[ Editor's note: The following is a guest commentary by Joe Galloway, the long-time war correspondent who co-authored "We Were Soldiers Once-And Young" with Lt. Gen. (ret) Hal Moore.]
Wednesday, March 29, was National Vietnam Veterans Day, and communities across the country said a heart-felt WELCOME HOME to the men and women they sent off to war half a century ago, but forgot to honor when they came home.
Those communities are helped and encouraged in welcoming home their veterans by the Vietnam War 50th Anniversary Commemoration project, chartered by Congress and operated by the Office of the Secretary of Defense, not just on March 29 but every day for a decade that runs from 2015 through 2025.
I have the very real pleasure of working for the Commemoration as a consultant, travelling the country doing film interviews with Vietnam veterans of all ranks and all branches of service. The stories we are capturing bring laughter and tears. For many of the men and women this is the first time they have opened up and told their very personal stories of going to war.
From every veteran interviewed I learn something about the Vietnam War that I didn’t know, even after doing four tours covering Vietnam as a war correspondent and reading the hundreds of books on that war of our youth that fill the shelves of my library.
It is a matter of pleasure…and pride…and tears, capturing their stories. I have a feeling that we must capture their stories before they are lost forever.
We are dragging up memories that are fading fast. The Vietnam War Commemoration is healing old wounds, and I can't think of anything I would rather be doing at this point in my life.
A former Army company commander in San Francisco recalls being ordered to take his troops into Hue City during the horrendous battles of Tet 1968. Darkness fell before he could get his company across a canal bridge, and they were ordered to spend the night near the bridge and cross the canal the next morning.
The captain awoke at first light and saw, reaching out of the earth beside his head, a human hand. He and his men began digging and soon unearthed the body that had beckoned to him. And then another and yet another. They dug up over 180 bodies in that mass grave, most of them with hands bound and a single executioner's bullet in the back of their heads. Among them were four French nuns.
Joe Galloway in Danang, Vietnam, in 1965.
This was the first discovery of mass graves around the old Imperial capital of Hue that eventually would reveal more than 3,000 Vietnamese civil servants, policemen, soldiers who had been rounded up and executed by North Vietnamese Army and Communist Viet Cong when they seized Hue.
The Army captain carried the memory of that beckoning hand and the sight of all those bodies with him for nearly half a century. Now he could tell his story.

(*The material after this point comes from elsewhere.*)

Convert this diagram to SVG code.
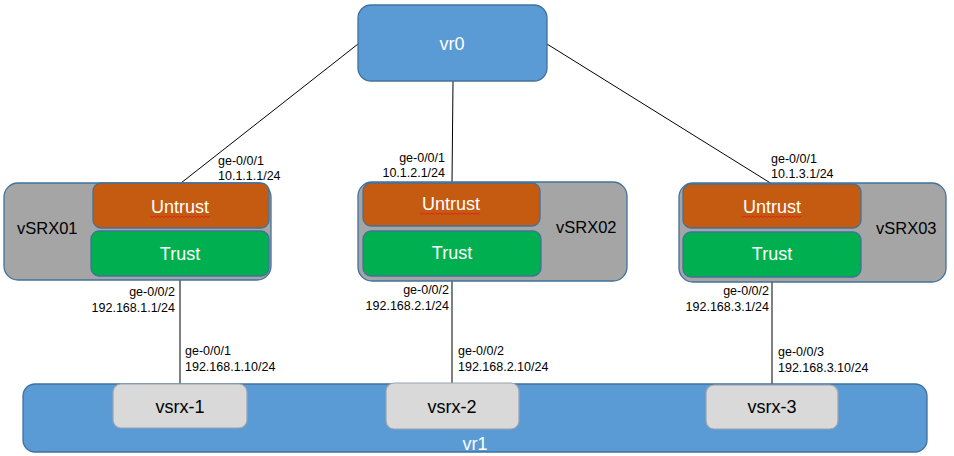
<svg xmlns="http://www.w3.org/2000/svg" width="954" height="456" viewBox="0 0 954 456">
<style>
.big{font-family:"Liberation Sans",Arial,sans-serif;font-size:18px;}
.dn{font-family:"Liberation Sans",Arial,sans-serif;font-size:16.5px;fill:#000;}
.w{fill:#fff;}
.k{fill:#000;}
.lbl{font-family:"Liberation Sans",Arial,sans-serif;font-size:12.5px;fill:#000;}
.blue{fill:#5B9BD5;stroke:#41719C;stroke-width:1.3;}
.dev{fill:#A5A5A5;stroke:#41719C;stroke-width:1.3;}
.untrust{fill:#C55A11;stroke:#41719C;stroke-width:1.3;}
.trust{fill:#00B050;stroke:#41719C;stroke-width:1.3;}
.host{fill:#D9D9D9;stroke:#9AA3AD;stroke-width:1.2;}
.conn{stroke:#000;stroke-width:1;fill:none;}
.sq{stroke:#E02020;stroke-width:0.9;fill:none;}
</style>
<g id="connectors">
<line class="conn" x1="358" y1="44" x2="181" y2="183"/>
<line class="conn" x1="453" y1="81" x2="452" y2="183"/>
<line class="conn" x1="547" y1="44" x2="772" y2="184"/>
<line class="conn" x1="180" y1="277" x2="180" y2="384"/>
<line class="conn" x1="452" y1="276" x2="452" y2="384"/>
<line class="conn" x1="772" y1="277" x2="772" y2="385"/>
<text class="lbl" x="218" y="165">ge-0/0/1</text>
<text class="lbl" x="218" y="180">10.1.1.1/24</text>
<text class="lbl" x="445" y="162" text-anchor="end">ge-0/0/1</text>
<text class="lbl" x="445" y="177" text-anchor="end">10.1.2.1/24</text>
<text class="lbl" x="771" y="163">ge-0/0/1</text>
<text class="lbl" x="771" y="178">10.1.3.1/24</text>
<text class="lbl" x="175" y="296" text-anchor="end">ge-0/0/2</text>
<text class="lbl" x="175" y="312" text-anchor="end">192.168.1.1/24</text>
<text class="lbl" x="449" y="294" text-anchor="end">ge-0/0/2</text>
<text class="lbl" x="449" y="310" text-anchor="end">192.168.2.1/24</text>
<text class="lbl" x="769" y="295" text-anchor="end">ge-0/0/2</text>
<text class="lbl" x="769" y="311" text-anchor="end">192.168.3.1/24</text>
<text class="lbl" x="185" y="355">ge-0/0/1</text>
<text class="lbl" x="185" y="371">192.168.1.10/24</text>
<text class="lbl" x="458" y="355">ge-0/0/2</text>
<text class="lbl" x="458" y="371">192.168.2.10/24</text>
<text class="lbl" x="778" y="356">ge-0/0/3</text>
<text class="lbl" x="778" y="372">192.168.3.10/24</text>
</g>
<g id="vr0">
<rect class="blue" x="358" y="5" width="189" height="76" rx="13"/>
<text class="big w" x="452" y="50" text-anchor="middle">vr0</text>
</g>
<g id="vSRX01">
<rect class="dev" x="4" y="183" width="267" height="97" rx="14"/>
<rect class="untrust" x="93" y="183" width="176" height="45" rx="8"/>
<rect class="trust" x="91" y="231" width="178" height="45" rx="8"/>
<text class="dn" x="17" y="234">vSRX01</text>
<text class="big w" x="180" y="213" text-anchor="middle">Untrust</text>
<path class="sq" d="M150 216 l2 1.5 l2 -1.5 l2 1.5 l2 -1.5 l2 1.5 l2 -1.5 l2 1.5 l2 -1.5 l2 1.5 l2 -1.5 l2 1.5 l2 -1.5 l2 1.5 l2 -1.5 l2 1.5 l2 -1.5 l2 1.5 l2 -1.5 l2 1.5 l2 -1.5 l2 1.5 l2 -1.5 l2 1.5 l2 -1.5 l2 1.5 l2 -1.5 l2 1.5 l2 -1.5 l2 1.5 l2 -1.5"/>
<text class="big w" x="180" y="260" text-anchor="middle">Trust</text>
</g>
<g id="vSRX02">
<rect class="dev" x="358" y="182" width="269" height="99" rx="14"/>
<rect class="untrust" x="363" y="183" width="177" height="43" rx="8"/>
<rect class="trust" x="363" y="231" width="178" height="45" rx="8"/>
<text class="dn" x="556" y="233">vSRX02</text>
<text class="big w" x="451" y="210" text-anchor="middle">Untrust</text>
<path class="sq" d="M420 213 l2 1.5 l2 -1.5 l2 1.5 l2 -1.5 l2 1.5 l2 -1.5 l2 1.5 l2 -1.5 l2 1.5 l2 -1.5 l2 1.5 l2 -1.5 l2 1.5 l2 -1.5 l2 1.5 l2 -1.5 l2 1.5 l2 -1.5 l2 1.5 l2 -1.5 l2 1.5 l2 -1.5 l2 1.5 l2 -1.5 l2 1.5 l2 -1.5 l2 1.5 l2 -1.5 l2 1.5 l2 -1.5"/>
<text class="big w" x="452" y="259" text-anchor="middle">Trust</text>
</g>
<g id="vSRX03">
<rect class="dev" x="679" y="183" width="267" height="99" rx="14"/>
<rect class="untrust" x="683" y="184" width="178" height="44" rx="8"/>
<rect class="trust" x="683" y="232" width="178" height="45" rx="8"/>
<text class="dn" x="876" y="234">vSRX03</text>
<text class="big w" x="772" y="213" text-anchor="middle">Untrust</text>
<path class="sq" d="M741 216 l2 1.5 l2 -1.5 l2 1.5 l2 -1.5 l2 1.5 l2 -1.5 l2 1.5 l2 -1.5 l2 1.5 l2 -1.5 l2 1.5 l2 -1.5 l2 1.5 l2 -1.5 l2 1.5 l2 -1.5 l2 1.5 l2 -1.5 l2 1.5 l2 -1.5 l2 1.5 l2 -1.5 l2 1.5 l2 -1.5 l2 1.5 l2 -1.5 l2 1.5 l2 -1.5 l2 1.5 l2 -1.5"/>
<text class="big w" x="772" y="260" text-anchor="middle">Trust</text>
</g>
<g id="vr1">
<rect class="blue" x="23" y="384" width="904" height="68" rx="12"/>
<text class="big w" x="475" y="450" text-anchor="middle">vr1</text>
</g>
<g id="vsrx-1">
<rect class="host" x="113" y="384" width="134" height="44" rx="8"/>
<text class="big k" x="180" y="413" text-anchor="middle">vsrx-1</text>
</g>
<g id="vsrx-2">
<rect class="host" x="386" y="383" width="133" height="46" rx="8"/>
<text class="big k" x="452" y="413" text-anchor="middle">vsrx-2</text>
</g>
<g id="vsrx-3">
<rect class="host" x="706" y="385" width="132" height="44" rx="8"/>
<text class="big k" x="772" y="413" text-anchor="middle">vsrx-3</text>
</g>
</svg>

To date we have more than 326 one- to two-hour interviews in the can and we are continuing to schedule the trips and the interviews with the veterans. We can only capture the stories of a relatively few veterans but they speak for the three million men and women who served in the Vietnam War – and for the five million more who wore the uniform and served elsewhere around the world at that time.
The interviews will eventually be shared, unedited, with the Library of Congress Veterans History Project where they will be available to researchers for decades to come. Long after the last Vietnam veteran has gone to rest their voices can still be heard.
During a ceremony at the Vietnam Veterans Memorial in Washington DC on Memorial Day in 2012 President Obama said: "One of the most painful chapters in our history was Vietnam – most particularly how we treated our troops who served there. You came home and were denigrated when you should have been celebrated. It was a national shame…and we resolve that it will not happen again."
Key to the Commemoration's achieving its primary mission of welcoming home these veterans is the hometown-centered Commemorative Partner Program. To date more than 10,000 organizations at all levels have committed to holding two events per year recognizing and honoring Vietnam veterans and their families in their communities.